Problem statement:
Transcribe the material exactly. Images do not belong in the copy.
==========
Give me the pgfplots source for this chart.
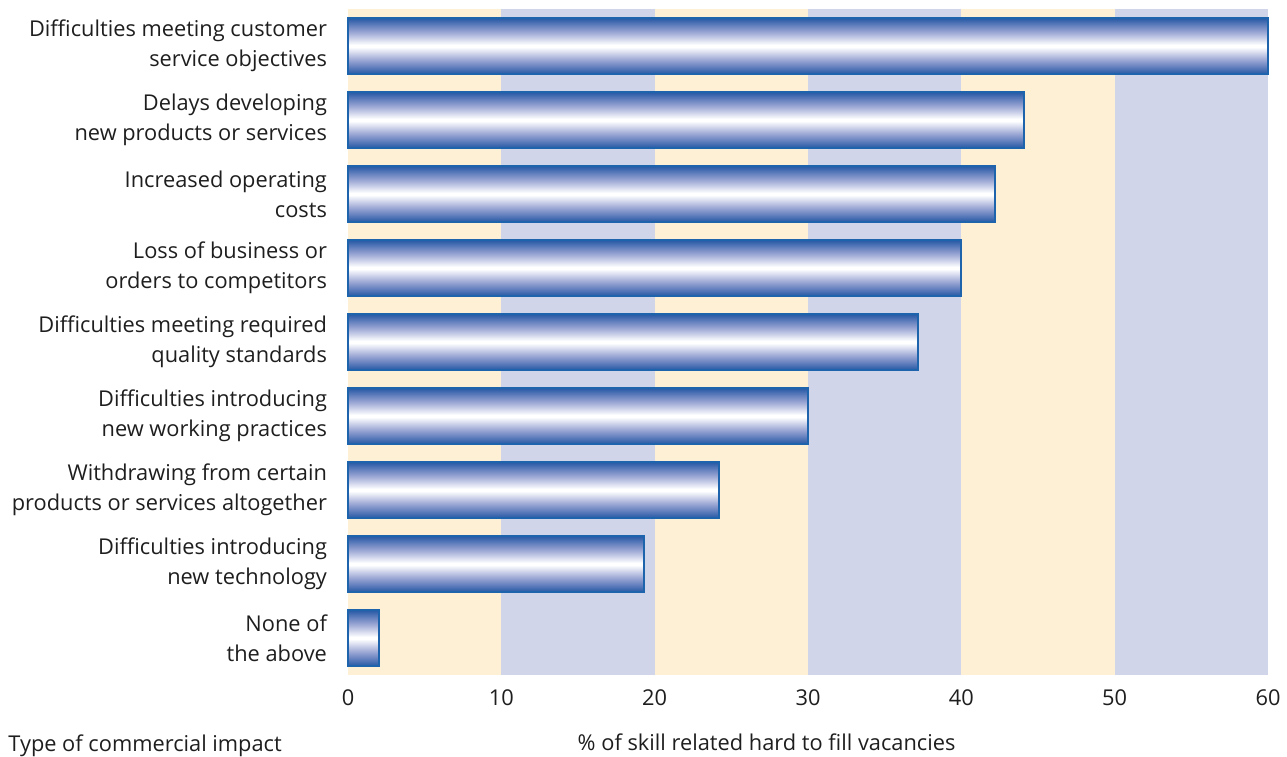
\documentclass[border=0pt]{standalone}
\usepackage{fontspec}
\setmainfont{Open Sans}
\usepackage{pgfplots}
\pgfplotsset{compat=1.18}

\definecolor{bandcream}{RGB}{253,240,213}
\definecolor{bandlav}{RGB}{208,213,233}
\definecolor{bardark}{RGB}{38,88,165}
\definecolor{barmid}{RGB}{150,162,210}
\definecolor{baredge}{RGB}{30,100,172}
\definecolor{labeltext}{RGB}{30,30,30}

% tube-like vertical shading; the path box maps onto 25bp..75bp
\pgfdeclareverticalshading{tube}{100bp}{%
  color(0bp)=(bardark); color(25bp)=(bardark); color(37bp)=(barmid);
  color(49bp)=(white); color(51bp)=(white); color(63bp)=(barmid);
  color(75bp)=(bardark); color(100bp)=(bardark)}

\tikzset{tubebar/.style={draw=baredge, line width=1pt, shading=tube}}

\begin{document}
\begin{tikzpicture}[font=\fontsize{10.9}{15}\selectfont\color{labeltext}]
\begin{axis}[
  scale only axis,
  width=460pt, height=333pt,
  xbar, bar width=28pt, bar shift=0pt,
  xmin=0, xmax=60,
  ymin=-0.5, ymax=8.5,
  y dir=reverse,
  axis line style={draw=none},
  major tick length=0pt,
  xtick={0,10,...,60},
  ytick={0,...,8},
  yticklabels={
    {Difficulties meeting customer\\service objectives},
    {Delays developing\\new products or services},
    {Increased operating\\costs},
    {Loss of business or\\orders to competitors},
    {Difficulties meeting required\\quality standards},
    {Difficulties introducing\\new working practices},
    {Withdrawing from certain\\products or services altogether},
    {Difficulties introducing\\new technology},
    {None of\\the above}},
  yticklabel style={align=right, xshift=-7pt},
  xticklabel style={yshift=-4pt},
  /pgf/number format/assume math mode=true,
  xlabel={\% of skill related hard to fill vacancies},
  xlabel style={at={(axis description cs:0.455,0)}, anchor=north, yshift=-26pt},
  clip=false,
]
% alternating background bands
\fill[bandcream] (axis cs:0,-0.5)  rectangle (axis cs:10,8.5);
\fill[bandlav]   (axis cs:10,-0.5) rectangle (axis cs:20,8.5);
\fill[bandcream] (axis cs:20,-0.5) rectangle (axis cs:30,8.5);
\fill[bandlav]   (axis cs:30,-0.5) rectangle (axis cs:40,8.5);
\fill[bandcream] (axis cs:40,-0.5) rectangle (axis cs:50,8.5);
\fill[bandlav]   (axis cs:50,-0.5) rectangle (axis cs:60,8.5);

% one plot per bar so each bar gets its own shading
\addplot[tubebar] coordinates {(60.0,0)};
\addplot[tubebar] coordinates {(44.1,1)};
\addplot[tubebar] coordinates {(42.2,2)};
\addplot[tubebar] coordinates {(40.0,3)};
\addplot[tubebar] coordinates {(37.2,4)};
\addplot[tubebar] coordinates {(30.0,5)};
\addplot[tubebar] coordinates {(24.2,6)};
\addplot[tubebar] coordinates {(19.3,7)};
\addplot[tubebar] coordinates {(2.0,8)};

\node[anchor=north west, inner sep=0pt] at ([xshift=-170pt, yshift=-29.5pt]rel axis cs:0,0)
  {Type of commercial impact};
\end{axis}
\pgfresetboundingbox
\path ([xshift=-174pt, yshift=-41pt]current axis.south west)
  rectangle ([xshift=9.5pt, yshift=4.5pt]current axis.north east);
\end{tikzpicture}
\end{document}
==========
Completed task:
Give me the pgfplots source for this chart.
\documentclass[border=0pt]{standalone}
\usepackage{fontspec}
\setmainfont{Open Sans}
\usepackage{pgfplots}
\pgfplotsset{compat=1.18}

\definecolor{bandcream}{RGB}{253,240,213}
\definecolor{bandlav}{RGB}{208,213,233}
\definecolor{bardark}{RGB}{38,88,165}
\definecolor{barmid}{RGB}{150,162,210}
\definecolor{baredge}{RGB}{30,100,172}
\definecolor{labeltext}{RGB}{30,30,30}

% tube-like vertical shading; the path box maps onto 25bp..75bp
\pgfdeclareverticalshading{tube}{100bp}{%
  color(0bp)=(bardark); color(25bp)=(bardark); color(37bp)=(barmid);
  color(49bp)=(white); color(51bp)=(white); color(63bp)=(barmid);
  color(75bp)=(bardark); color(100bp)=(bardark)}

\tikzset{tubebar/.style={draw=baredge, line width=1pt, shading=tube}}

\begin{document}
\begin{tikzpicture}[font=\fontsize{10.9}{15}\selectfont\color{labeltext}]
\begin{axis}[
  scale only axis,
  width=460pt, height=333pt,
  xbar, bar width=28pt, bar shift=0pt,
  xmin=0, xmax=60,
  ymin=-0.5, ymax=8.5,
  y dir=reverse,
  axis line style={draw=none},
  major tick length=0pt,
  xtick={0,10,...,60},
  ytick={0,...,8},
  yticklabels={
    {Difficulties meeting customer\\service objectives},
    {Delays developing\\new products or services},
    {Increased operating\\costs},
    {Loss of business or\\orders to competitors},
    {Difficulties meeting required\\quality standards},
    {Difficulties introducing\\new working practices},
    {Withdrawing from certain\\products or services altogether},
    {Difficulties introducing\\new technology},
    {None of\\the above}},
  yticklabel style={align=right, xshift=-7pt},
  xticklabel style={yshift=-4pt},
  /pgf/number format/assume math mode=true,
  xlabel={\% of skill related hard to fill vacancies},
  xlabel style={at={(axis description cs:0.455,0)}, anchor=north, yshift=-26pt},
  clip=false,
]
% alternating background bands
\fill[bandcream] (axis cs:0,-0.5)  rectangle (axis cs:10,8.5);
\fill[bandlav]   (axis cs:10,-0.5) rectangle (axis cs:20,8.5);
\fill[bandcream] (axis cs:20,-0.5) rectangle (axis cs:30,8.5);
\fill[bandlav]   (axis cs:30,-0.5) rectangle (axis cs:40,8.5);
\fill[bandcream] (axis cs:40,-0.5) rectangle (axis cs:50,8.5);
\fill[bandlav]   (axis cs:50,-0.5) rectangle (axis cs:60,8.5);

% one plot per bar so each bar gets its own shading
\addplot[tubebar] coordinates {(60.0,0)};
\addplot[tubebar] coordinates {(44.1,1)};
\addplot[tubebar] coordinates {(42.2,2)};
\addplot[tubebar] coordinates {(40.0,3)};
\addplot[tubebar] coordinates {(37.2,4)};
\addplot[tubebar] coordinates {(30.0,5)};
\addplot[tubebar] coordinates {(24.2,6)};
\addplot[tubebar] coordinates {(19.3,7)};
\addplot[tubebar] coordinates {(2.0,8)};

\node[anchor=north west, inner sep=0pt] at ([xshift=-170pt, yshift=-29.5pt]rel axis cs:0,0)
  {Type of commercial impact};
\end{axis}
\pgfresetboundingbox
\path ([xshift=-174pt, yshift=-41pt]current axis.south west)
  rectangle ([xshift=9.5pt, yshift=4.5pt]current axis.north east);
\end{tikzpicture}
\end{document}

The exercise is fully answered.